Just as in the previous year, my efforts will be centered around furthering my abilities as a composer, pianist, and vocalist. Also like the previous year, I plan on playing as many shows as I can to try and increase exposure. But for one, I have to alter course just a bit.
What Went Right
Despite my limited time due to a day job, I’ve worked on music, in some capacity, for every day of 2015. As a result, I’ve improved as a pianist, in both technique and improvisation, and my compositions have improved as well.
I’m pleased with the fruits of my dedication.
As for sharing my music, my music aired on a couple of local stations. The band also played a total of 75 shows in the past 10 months (we only started playing live in March) which is a very solid number for a freshman effort. I’m proud of that. Because of those shows, I learned the basics of the juggling act that is playing live: how to talk to the audience, select songs on the fly, transition between songs, speak to managers, and, most importantly, I learned how to manage myself—a clear mind is critical to performing music well.
What Went Wrong
Despite dedication to sharing my music, the results simply aren’t there. After playing a bunch of shows along with local airplay, we still don’t have much of a following, on- or offline. I think the problem is threefold:
- Working on exposure isn’t the most efficient use of my time
- I lack the resources to spend on advertising
- We’re playing at the wrong venues
When we first started playing live, we played almost exclusively covers. This was good for what it was, enabling us to get into the local bar and restaurant scene quickly. But now that the band has a bunch of originals, we need to transition into becoming less of a cover band and more of an act known for its own music.

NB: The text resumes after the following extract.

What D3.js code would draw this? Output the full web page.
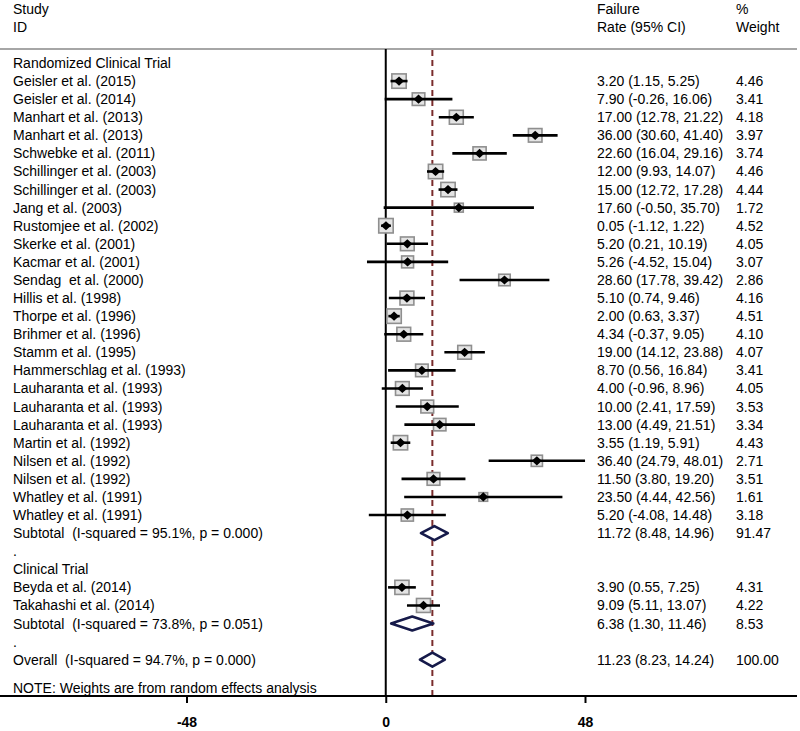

In order to make this transition, we need to first start by trying to play at venues where people are actually interested in hearing new music, not just bars and restaurants. I think our resumé is strong enough that it won’t be too difficult to get booked there. If I’m wrong on that, we’ll need to go to open mics and push hard to get booked.
In addition to working on exposure in person, I’ll need to do a better job of doing it online: posting to the website, uploading videos, engaging in social media. Hopefully that will eventually catch someone’s attention.
Now that I have an understanding of what went well and what didn’t, I’ll keep doing the things that are working and try to fix those that aren’t. Obviously, my main concern is finding ways to increase exposure, and I think that begins with, despite recognizing it isn’t the best use of my time, posting quality content as often as I can.
Other than that, I just need to keep on grinding.